Think of someone gobbling up food in a concentration camp. With one hand, he gleefully brings the food to his mouth; with the other hand, he anxiously protects it from someone nearby who he fears will grab it from him the moment he lowers his guard. There you have the perfect image of the attached person. Each thing you cling to becomes a nightmare that causes you excitement and pleasure on the one hand but also worries, insecurity, tension, anxiety, fear, and unhappiness on the other. Father and mother? Nightmare. Wife and children, brothers and sisters? Nightmare. Money, job, and all your possessions? Nightmare. Your life as it is now? Nightmare. Every single thing you cling to and have convinced yourself you cannot live without? Nightmare.
There are even people who dread to challenge and lose a pet theory, ideology, or belief they are attached to. Do you want to know how to measure the degree of rigidity and deadness attachments cause? Observe the amount of pain you experience when you lose a cherished idea, person, or thing. The pain and the grief betray your clinging, do they not? That is why, when life bursts in to shatter your illusions, you experience so much pain. An attachment, by its very nature, makes you vulnerable to emotional turmoil and is always threatening to shatter your peace. So how can you expect an attached person to enter that ocean of happiness called the Kingdom of Joy? As well as you can expect a camel to pass through the eye of a needle!
Hardly anyone has been told the following truth: In order to be genuinely happy, there is one and only one thing you need to do—get deprogrammed and get rid of those attachments. When people stumble upon this self-evident truth, they become terrified at the thought of the pain involved in dropping their attachments. But the process is not a painful one at all. On the contrary, getting rid of attachments is a perfectly delightful task, that is, if the instrument you use to rid yourself of them is not willpower or renunciation, but sight. All you need to do is open your eyes and see that you do not really need the object of your attachment at all—that you were programmed, brainwashed by society into thinking that you could not be happy or you could not live without that particular person or thing or result. Not true. Remember how heartbroken you once were—how you were certain you never would be happy again—because you lost someone or something that was precious to you? But then what happened? Time passed, and you learned to get on pretty well, didn’t you? That should have alerted you to the falseness of your belief, to the trick your programmed mind was playing on you.

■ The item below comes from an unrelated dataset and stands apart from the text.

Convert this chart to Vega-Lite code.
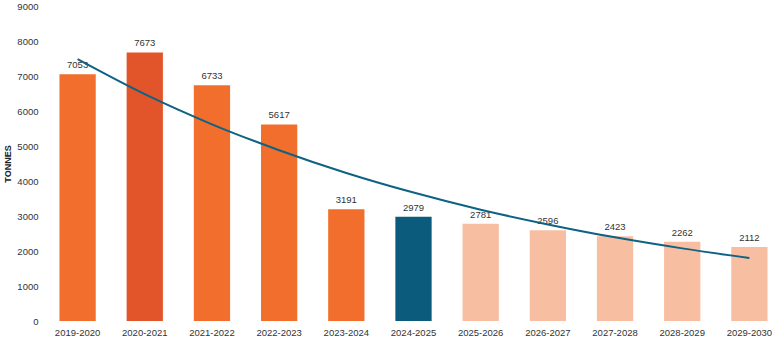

An attachment is not a fact. It is a belief, a fantasy, in your head, acquired through programming. If that fantasy did not exist inside your head, you would not be attached.
Does the dropping of attachments mean detachment from the material world? No. One uses the material world, one enjoys the material world, but one doesn’t make one’s happiness depend on the material world. What I’m saying is, you really begin to enjoy things when you’re unattached because attachment brings anxiety. If you’re anxious when you’re holding on to something, you can hardly be said to enjoy it. So, what I’m offering you is not a withdrawal from enjoyment; it’s a way of transcending from possessiveness, anxiety, stress, depression at the loss of something. You would love things and people, and you would enjoy them thoroughly, but on a nonattachment basis. As a matter of fact, is there any other way to really enjoy something? Anyone who stops clinging to father, mother, wife, children, land, houses, things are repaid a hundred times over and gains eternal life. Then you will so easily take leave of your possessions, that is, you will stop clinging, and you will have destroyed clinging’s the capacity to hurt you. Then, at last, you will experience that mysterious state that cannot be described or uttered—the state of abiding happiness and peace.